In Memory of the June 13 Massacre in Cestos City
By Wellington Geevon-Smith
Today marks the 13th anniversary of a day that will not be forgotten by the people of Rivercess County. By dawn on June 13, 1990, fighters of Charles Taylor's National Patriotic Front of Liberia (NPFL) rounded up five prominent citizens of the county and summarily executed them and their bullet-ridden bodies put on display in Cestos City.
The NPFL 'took' over the then newly created county on June 1. Poor Rivercess, a county with no senior high school since Liberia's independence in 1847 and always treated like a 'stepchild' in Liberian politics, was not 'captured'. Forces loyal to the government of Samuel Doe had abandoned the place and the people were vulnerable, waiting and willing to accept and live with any group that comes, which they did upon the arrival of the 'freedom fighters'.
The first move of the NPFL freedom fighters was to declare that nobody owns anything, everything including cattle and food crops were now for 'Ghankay Taylor'. Twelve days later, they were ready to make their presence felt and make known to the people their interpretation of 'freedom'.
On June 13 the NPFL fighters led by rebel commander Moses Gwyan, commonly known as 'General Noriega', picked up the five prominent citizens from their various homes in the night, bundled them up in a vehicle and drove down Cestos City. The following morning, the fighters announced to residents of the city that "five enemies of the revolution were captured last night and executed." No trial, it was just the beginning of the kind of justice the NPFL was bringing.

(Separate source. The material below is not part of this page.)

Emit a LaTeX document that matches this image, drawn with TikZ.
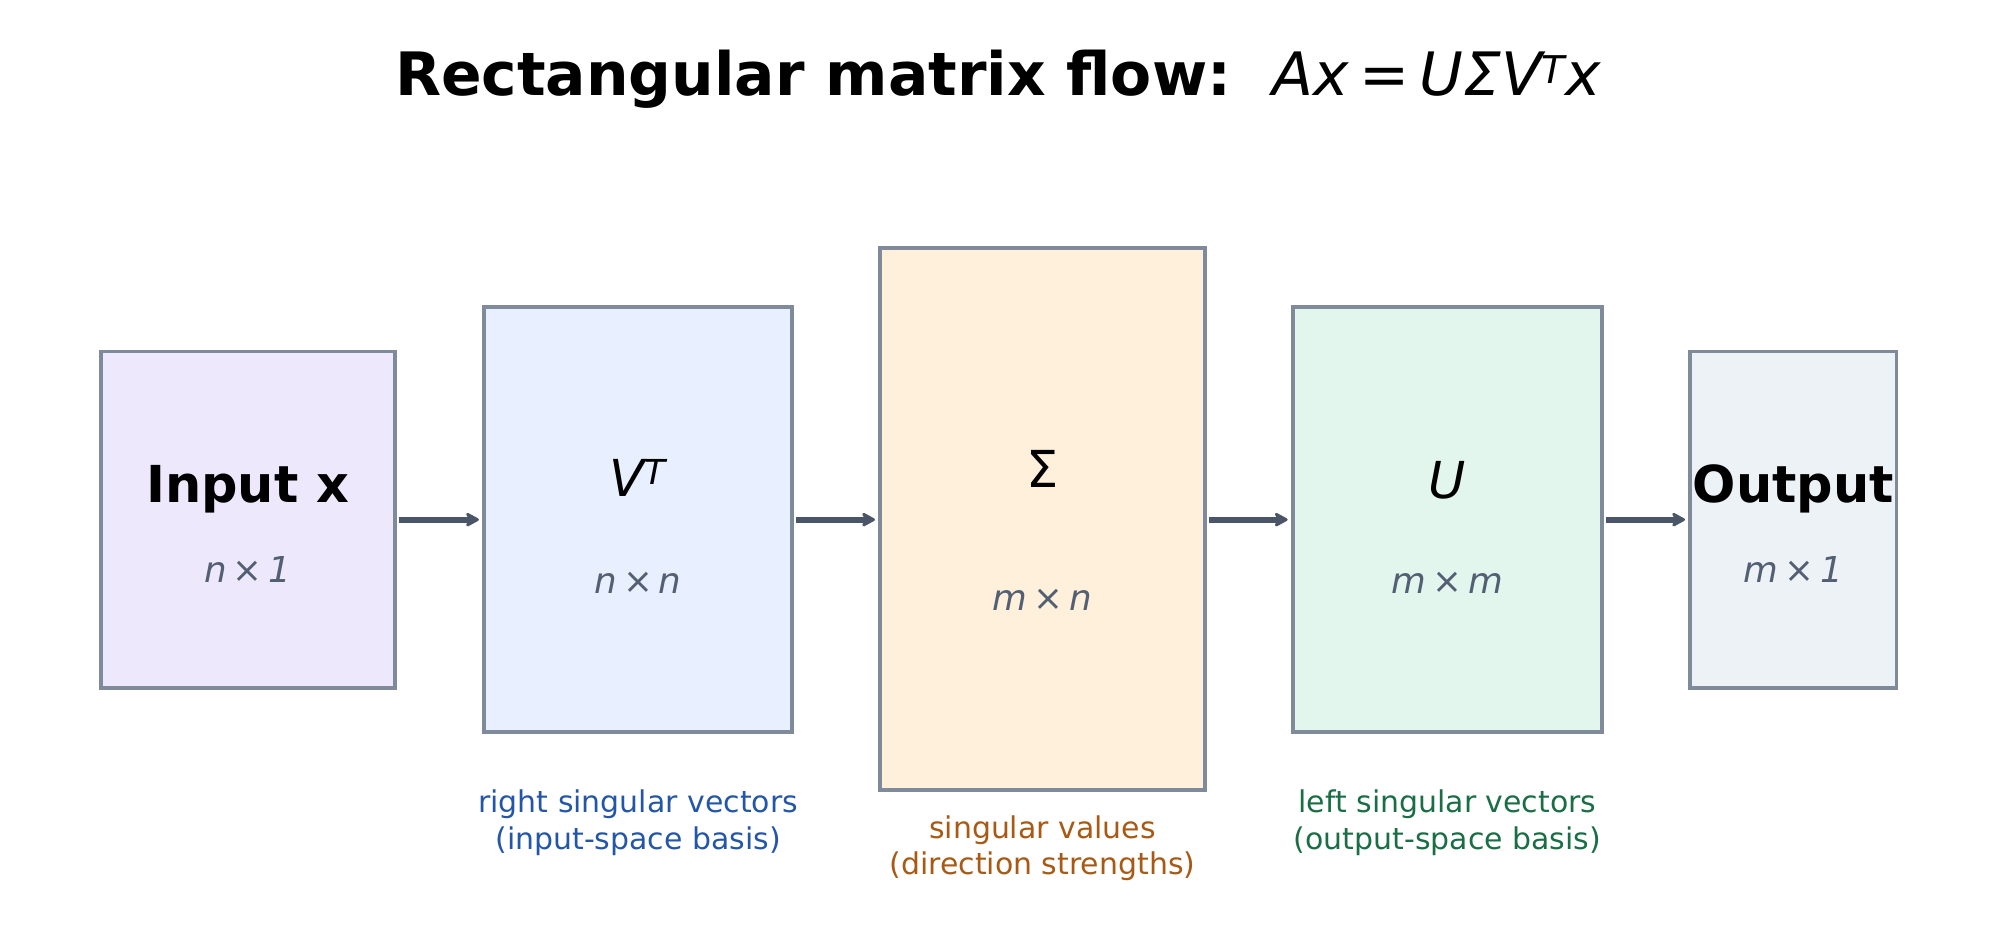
\documentclass[tikz,border=0pt]{standalone}
\usepackage{fontspec}
\setmainfont{DejaVu Sans}
\usetikzlibrary{arrows.meta}
\definecolor{bd}{HTML}{7F8A9A}
\definecolor{ar}{HTML}{4A5568}
\definecolor{sub}{HTML}{535F72}
\definecolor{cA}{HTML}{EEE8FD}
\definecolor{cB}{HTML}{E8EFFE}
\definecolor{cC}{HTML}{FFF0DC}
\definecolor{cD}{HTML}{E3F6EE}
\definecolor{cE}{HTML}{EDF2F7}
\definecolor{tB}{HTML}{2456A8}
\definecolor{tO}{HTML}{A85A14}
\definecolor{tG}{HTML}{1A6E45}
\begin{document}
\begin{tikzpicture}[x=1pt,y=1pt,
  box/.style={draw=bd,line width=3pt},
  arr/.style={draw=ar,line width=4.5pt,-{Stealth[length=13pt,width=14pt,round]}},
  big/.style={font=\fontsize{40}{48}\selectfont},
  subl/.style={text=sub,font=\fontsize{28}{34}\selectfont\itshape},
  note/.style={font=\fontsize{23.5}{29}\selectfont,align=center}]
\useasboundingbox (0,0) rectangle (1568,-740);
\node[font=\fontsize{47}{56}\selectfont\bfseries] (title) at (784,-62) {Rectangular matrix flow:\ \ \textnormal{\itshape Ax\,=\,UΣV$^{\mbox{\fontsize{30}{30}\selectfont\itshape T}}$x}};
\fill[cA] (79,-276) rectangle (310,-540); \draw[box] (79,-276) rectangle coordinate (bA) (310,-540);
\fill[cB] (380,-241) rectangle (622,-575); \draw[box] (380,-241) rectangle coordinate (bB) (622,-575);
\fill[cC] (691,-195) rectangle (946,-620); \draw[box] (691,-195) rectangle coordinate (bC) (946,-620);
\fill[cD] (1015,-241) rectangle (1258,-575); \draw[box] (1015,-241) rectangle coordinate (bD) (1258,-575);
\fill[cE] (1327,-276) rectangle (1489,-540); \draw[box] (1327,-276) rectangle coordinate (bE) (1489,-540);
\node[big,font=\fontsize{40}{48}\selectfont\bfseries] (lA) at (194.5,-384) {Input x};
\node[subl] (sA) at (194.5,-447) {n\,×\,1};
\node[big,font=\fontsize{40}{48}\selectfont\itshape] (lB) at (501,-375) {V$^{\mbox{\fontsize{27}{27}\selectfont\itshape T}}$};
\node[subl] (sB) at (501,-458) {n\,×\,n};
\node[big] (lC) at (818.5,-368) {Σ};
\node[subl] (sC) at (818.5,-471) {m\,×\,n};
\node[big,font=\fontsize{40}{48}\selectfont\itshape] (lD) at (1136.5,-377) {U};
\node[subl] (sD) at (1136.5,-458) {m\,×\,m};
\node[big,font=\fontsize{40}{48}\selectfont\bfseries] (lE) at (1408,-384) {Output};
\node[subl] (sE) at (1408,-447) {m\,×\,1};
\coordinate (a1) at (313,-408); \coordinate (a2) at (376,-408);
\coordinate (b1) at (625,-408); \coordinate (b2) at (687,-408);
\coordinate (c1) at (949,-408); \coordinate (c2) at (1011,-408);
\coordinate (d1) at (1261,-408); \coordinate (d2) at (1323,-408);
\draw[arr] (a1) -- (a2); \draw[arr] (b1) -- (b2);
\draw[arr] (c1) -- (c2); \draw[arr] (d1) -- (d2);
\node[note,text=tB] (nB) at (501,-646) {right singular vectors\\(input-space basis)};
\node[note,text=tO] (nC) at (818.5,-666) {singular values\\(direction strengths)};
\node[note,text=tG] (nD) at (1136.5,-646) {left singular vectors\\(output-space basis)};
\end{tikzpicture}
\end{document}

The victims of this cold-blooded murder were David W. Smith 63, a Baptist Pastor and an engineer with the local branch of the Ministry of Rural Development, Lawrence Nimley 65, of the traffic court, Bruce Nelson 59, a sheriff of the circuit court, John K. Bestman 38, employee in the office of the Superintendent and Joe Tray 31, a sport promoter and clerk of the circuit court.
Their crime! Like thousands of their fellow victims of the NPFL's mayhem, to work for or identify with government was a crime to the group that called itself freedom fighters. Moreover, anybody who looked 'like' a government official, have the same surname with a known personality in government or in possession of any identity of government was not spared.
Cestos City was buried in silence amidst heavy downpour of rain. Traditionally, the Bassa people have a belief that rain signifies tears of the ancestors when such tragedy occurs. The NPFL freedom fighters made sure that nobody was heard crying loud for the fathers, uncles, friends and relatives whose bullet-ridden bodies were scattered in the sand. They later tied rope to their feet and dragged the 'enemies' of the revolution on the beach of the Atlantic Ocean. "They don't deserve this", observed a career schoolteacher who recalled that government employees of the county had not received their salary cheques eight months to the eruption of the war in December 1989.
The irony of the massacre in Rivercess is that the place is a very small community. The people are so closely inter-related that the execution affected every sector of the already impoverished county. "I urinated on myself", narrated an old woman in her early seventies as she explained what she saw when they rushed to see the executed 'enemies' of the revolution. The least she knew was that they were people she had known throughout her life.
By Liberian standard, the execution of five persons is no news in a society that continues to witness horror. Only the friends and relatives of the victims are left alone to nurse their wounds.
The current ongoing peace conference on Liberia adds to the significance of this day. Thirteen years have elapsed and the country is still bleeding.
I urge all stakeholders that it is time to put an end to this 'insanity'. "You cannot solve a problem with the same mindset that created it." Let the victims rest in peace and be assured that history would one-day plea their case.